### EXTRACTED DATA
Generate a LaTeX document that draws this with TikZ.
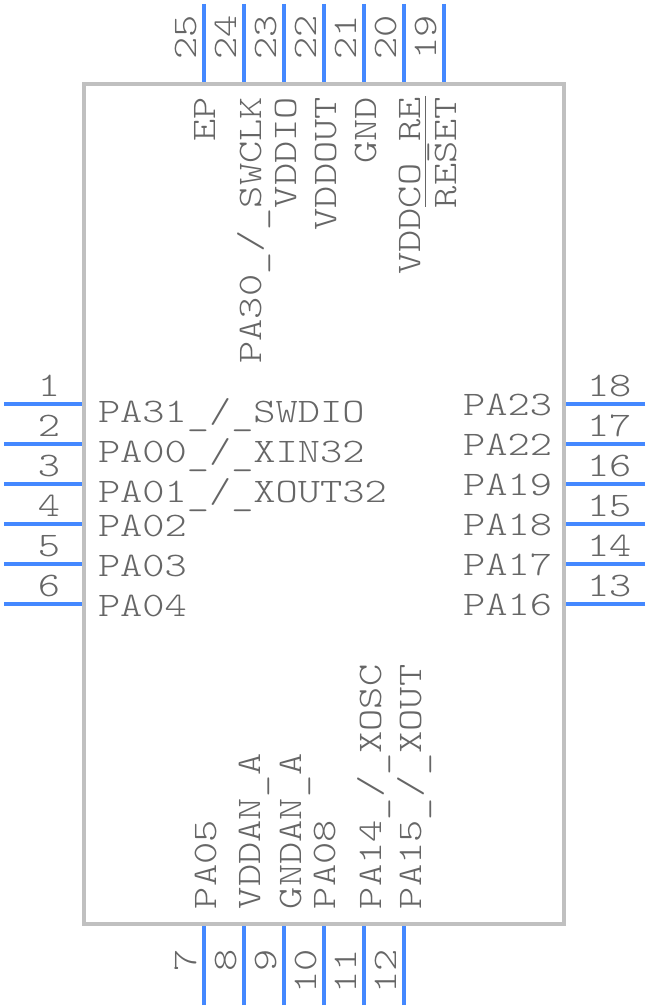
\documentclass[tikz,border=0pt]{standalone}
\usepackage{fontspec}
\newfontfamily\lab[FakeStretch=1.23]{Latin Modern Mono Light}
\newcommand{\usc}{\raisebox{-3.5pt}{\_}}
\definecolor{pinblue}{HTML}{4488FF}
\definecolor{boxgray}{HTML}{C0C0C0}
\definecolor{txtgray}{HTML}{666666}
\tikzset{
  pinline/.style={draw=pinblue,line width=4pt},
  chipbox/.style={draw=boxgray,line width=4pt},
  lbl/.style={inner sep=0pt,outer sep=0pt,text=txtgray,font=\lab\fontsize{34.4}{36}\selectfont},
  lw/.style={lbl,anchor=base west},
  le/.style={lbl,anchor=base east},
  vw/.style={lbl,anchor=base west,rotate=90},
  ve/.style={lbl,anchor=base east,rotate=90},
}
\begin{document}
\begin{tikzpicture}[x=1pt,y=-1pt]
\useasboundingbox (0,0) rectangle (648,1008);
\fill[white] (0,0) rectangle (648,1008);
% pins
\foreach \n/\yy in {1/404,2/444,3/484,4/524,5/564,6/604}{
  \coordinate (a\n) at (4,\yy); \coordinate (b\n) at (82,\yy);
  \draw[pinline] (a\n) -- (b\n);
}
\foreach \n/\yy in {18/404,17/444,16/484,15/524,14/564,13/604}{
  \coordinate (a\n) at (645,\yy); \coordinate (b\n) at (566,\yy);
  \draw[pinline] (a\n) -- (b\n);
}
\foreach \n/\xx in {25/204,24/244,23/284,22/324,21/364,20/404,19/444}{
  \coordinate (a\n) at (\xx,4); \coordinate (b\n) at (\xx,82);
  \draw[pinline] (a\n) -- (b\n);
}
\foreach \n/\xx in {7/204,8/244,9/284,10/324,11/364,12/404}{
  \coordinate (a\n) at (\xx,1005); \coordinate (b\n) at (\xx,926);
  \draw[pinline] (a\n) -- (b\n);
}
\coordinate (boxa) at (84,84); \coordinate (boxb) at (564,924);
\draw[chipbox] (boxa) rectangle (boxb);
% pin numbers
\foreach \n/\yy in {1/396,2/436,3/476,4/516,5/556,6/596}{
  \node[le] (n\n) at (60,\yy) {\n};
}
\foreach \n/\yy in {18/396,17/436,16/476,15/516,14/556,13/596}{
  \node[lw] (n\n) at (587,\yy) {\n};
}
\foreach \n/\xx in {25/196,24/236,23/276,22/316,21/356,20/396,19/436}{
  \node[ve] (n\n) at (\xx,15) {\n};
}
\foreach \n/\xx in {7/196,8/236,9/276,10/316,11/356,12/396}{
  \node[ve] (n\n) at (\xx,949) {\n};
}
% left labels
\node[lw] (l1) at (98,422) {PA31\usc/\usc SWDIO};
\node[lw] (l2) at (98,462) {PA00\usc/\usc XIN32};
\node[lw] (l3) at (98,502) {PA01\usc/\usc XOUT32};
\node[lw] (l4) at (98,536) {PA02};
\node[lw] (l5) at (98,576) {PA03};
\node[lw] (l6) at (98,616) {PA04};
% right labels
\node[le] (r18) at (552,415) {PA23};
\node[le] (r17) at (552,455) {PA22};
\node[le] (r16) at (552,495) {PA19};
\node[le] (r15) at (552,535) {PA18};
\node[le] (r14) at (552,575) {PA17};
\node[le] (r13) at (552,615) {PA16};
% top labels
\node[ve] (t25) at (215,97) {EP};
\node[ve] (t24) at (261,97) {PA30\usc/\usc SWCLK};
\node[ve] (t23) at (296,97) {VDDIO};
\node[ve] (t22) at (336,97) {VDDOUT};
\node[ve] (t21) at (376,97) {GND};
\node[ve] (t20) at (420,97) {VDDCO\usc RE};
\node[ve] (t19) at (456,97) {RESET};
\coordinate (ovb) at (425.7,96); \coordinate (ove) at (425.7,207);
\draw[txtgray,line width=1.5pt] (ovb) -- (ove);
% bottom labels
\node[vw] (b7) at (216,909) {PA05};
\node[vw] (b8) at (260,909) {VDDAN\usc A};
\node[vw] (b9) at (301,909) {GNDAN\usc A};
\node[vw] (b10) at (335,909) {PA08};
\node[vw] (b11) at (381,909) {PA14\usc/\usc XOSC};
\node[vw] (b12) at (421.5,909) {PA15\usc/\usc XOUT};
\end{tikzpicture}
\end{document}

--

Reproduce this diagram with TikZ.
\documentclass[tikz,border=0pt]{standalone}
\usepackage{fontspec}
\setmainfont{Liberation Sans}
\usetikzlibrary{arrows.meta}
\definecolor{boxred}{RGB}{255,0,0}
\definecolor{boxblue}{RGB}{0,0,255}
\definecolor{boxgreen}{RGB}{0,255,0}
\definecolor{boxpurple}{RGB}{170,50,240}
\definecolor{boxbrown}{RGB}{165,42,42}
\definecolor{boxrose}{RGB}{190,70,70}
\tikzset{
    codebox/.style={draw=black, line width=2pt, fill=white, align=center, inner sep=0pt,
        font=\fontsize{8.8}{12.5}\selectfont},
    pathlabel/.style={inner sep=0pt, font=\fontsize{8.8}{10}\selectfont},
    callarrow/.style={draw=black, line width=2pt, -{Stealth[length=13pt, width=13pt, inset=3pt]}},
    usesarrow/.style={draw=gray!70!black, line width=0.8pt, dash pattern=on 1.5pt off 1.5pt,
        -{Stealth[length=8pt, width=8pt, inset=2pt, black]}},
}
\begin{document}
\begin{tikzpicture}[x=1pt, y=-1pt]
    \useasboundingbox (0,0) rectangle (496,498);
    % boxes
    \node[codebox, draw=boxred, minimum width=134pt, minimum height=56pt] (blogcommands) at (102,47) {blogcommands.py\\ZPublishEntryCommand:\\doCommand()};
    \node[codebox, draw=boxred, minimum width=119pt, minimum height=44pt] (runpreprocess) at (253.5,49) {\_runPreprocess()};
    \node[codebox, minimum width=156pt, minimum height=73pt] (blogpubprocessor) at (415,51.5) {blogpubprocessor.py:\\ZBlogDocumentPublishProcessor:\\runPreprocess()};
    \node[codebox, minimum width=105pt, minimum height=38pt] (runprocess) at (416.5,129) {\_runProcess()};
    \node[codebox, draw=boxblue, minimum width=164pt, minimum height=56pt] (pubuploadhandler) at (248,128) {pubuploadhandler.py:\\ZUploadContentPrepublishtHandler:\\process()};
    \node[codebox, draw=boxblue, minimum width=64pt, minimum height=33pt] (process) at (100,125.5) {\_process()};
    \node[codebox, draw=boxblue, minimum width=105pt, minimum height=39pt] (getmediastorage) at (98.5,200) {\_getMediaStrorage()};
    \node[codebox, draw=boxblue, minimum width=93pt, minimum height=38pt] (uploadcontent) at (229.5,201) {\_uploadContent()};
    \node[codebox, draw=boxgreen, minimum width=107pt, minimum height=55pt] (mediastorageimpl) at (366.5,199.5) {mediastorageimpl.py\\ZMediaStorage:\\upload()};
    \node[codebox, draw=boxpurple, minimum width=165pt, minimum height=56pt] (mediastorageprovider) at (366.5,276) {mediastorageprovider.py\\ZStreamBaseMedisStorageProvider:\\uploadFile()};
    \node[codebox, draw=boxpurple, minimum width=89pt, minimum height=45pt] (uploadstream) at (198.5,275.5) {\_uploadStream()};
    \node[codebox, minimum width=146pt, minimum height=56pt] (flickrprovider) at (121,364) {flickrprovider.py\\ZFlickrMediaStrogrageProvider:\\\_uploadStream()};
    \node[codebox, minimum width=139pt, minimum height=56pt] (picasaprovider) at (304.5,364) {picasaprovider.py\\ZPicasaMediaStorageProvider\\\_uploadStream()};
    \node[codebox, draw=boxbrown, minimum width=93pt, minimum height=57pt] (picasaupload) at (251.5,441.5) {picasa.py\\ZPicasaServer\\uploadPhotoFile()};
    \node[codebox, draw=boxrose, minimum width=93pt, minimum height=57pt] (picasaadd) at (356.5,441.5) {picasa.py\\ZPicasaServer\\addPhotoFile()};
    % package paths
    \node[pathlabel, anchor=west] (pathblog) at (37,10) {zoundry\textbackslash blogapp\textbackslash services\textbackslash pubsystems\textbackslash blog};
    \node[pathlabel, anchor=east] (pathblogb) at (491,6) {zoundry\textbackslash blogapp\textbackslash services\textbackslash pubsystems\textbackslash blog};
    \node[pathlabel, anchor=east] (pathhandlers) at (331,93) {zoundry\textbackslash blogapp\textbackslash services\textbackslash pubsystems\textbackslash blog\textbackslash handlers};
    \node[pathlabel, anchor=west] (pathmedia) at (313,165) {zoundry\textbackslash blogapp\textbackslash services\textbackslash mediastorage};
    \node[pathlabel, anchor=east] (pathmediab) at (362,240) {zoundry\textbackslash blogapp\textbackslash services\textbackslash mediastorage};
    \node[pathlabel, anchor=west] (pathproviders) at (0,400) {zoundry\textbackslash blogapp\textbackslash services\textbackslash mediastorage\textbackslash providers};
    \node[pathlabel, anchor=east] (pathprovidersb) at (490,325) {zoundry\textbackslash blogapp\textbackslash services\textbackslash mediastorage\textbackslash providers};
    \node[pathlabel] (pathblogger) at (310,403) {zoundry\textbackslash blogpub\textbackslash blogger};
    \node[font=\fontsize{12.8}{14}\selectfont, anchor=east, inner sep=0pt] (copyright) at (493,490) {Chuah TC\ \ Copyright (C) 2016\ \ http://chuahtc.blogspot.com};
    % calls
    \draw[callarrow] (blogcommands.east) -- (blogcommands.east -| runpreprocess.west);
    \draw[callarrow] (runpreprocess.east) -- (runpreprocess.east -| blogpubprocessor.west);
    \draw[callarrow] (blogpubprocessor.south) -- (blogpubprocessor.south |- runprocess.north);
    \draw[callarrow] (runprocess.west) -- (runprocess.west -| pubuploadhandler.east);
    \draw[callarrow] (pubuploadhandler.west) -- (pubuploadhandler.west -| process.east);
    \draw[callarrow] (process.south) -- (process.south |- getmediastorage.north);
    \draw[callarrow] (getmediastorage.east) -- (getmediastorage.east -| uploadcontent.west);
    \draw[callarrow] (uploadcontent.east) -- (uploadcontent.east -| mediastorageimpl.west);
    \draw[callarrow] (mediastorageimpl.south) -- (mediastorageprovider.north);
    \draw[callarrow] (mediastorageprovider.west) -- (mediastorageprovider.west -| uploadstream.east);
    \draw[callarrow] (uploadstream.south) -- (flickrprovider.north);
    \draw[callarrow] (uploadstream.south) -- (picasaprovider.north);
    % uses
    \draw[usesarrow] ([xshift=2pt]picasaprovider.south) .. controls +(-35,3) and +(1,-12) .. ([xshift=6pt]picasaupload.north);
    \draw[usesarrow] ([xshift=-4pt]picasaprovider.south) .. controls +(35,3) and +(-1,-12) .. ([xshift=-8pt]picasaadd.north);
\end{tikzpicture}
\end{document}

---

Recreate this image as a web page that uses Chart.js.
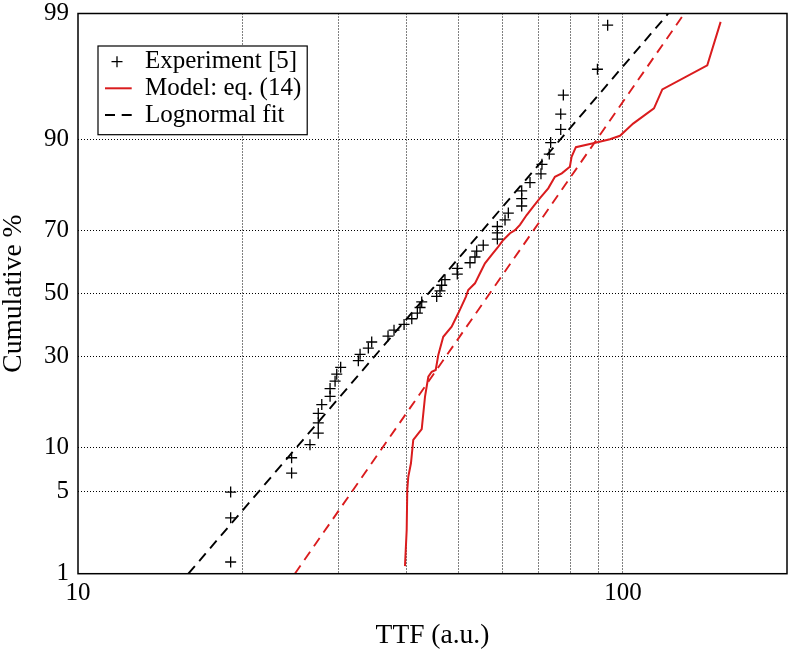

### WORK TO DO
Tell how many lines in the material contain the word "with". Only the number is wanted.

### FINAL ANSWER
2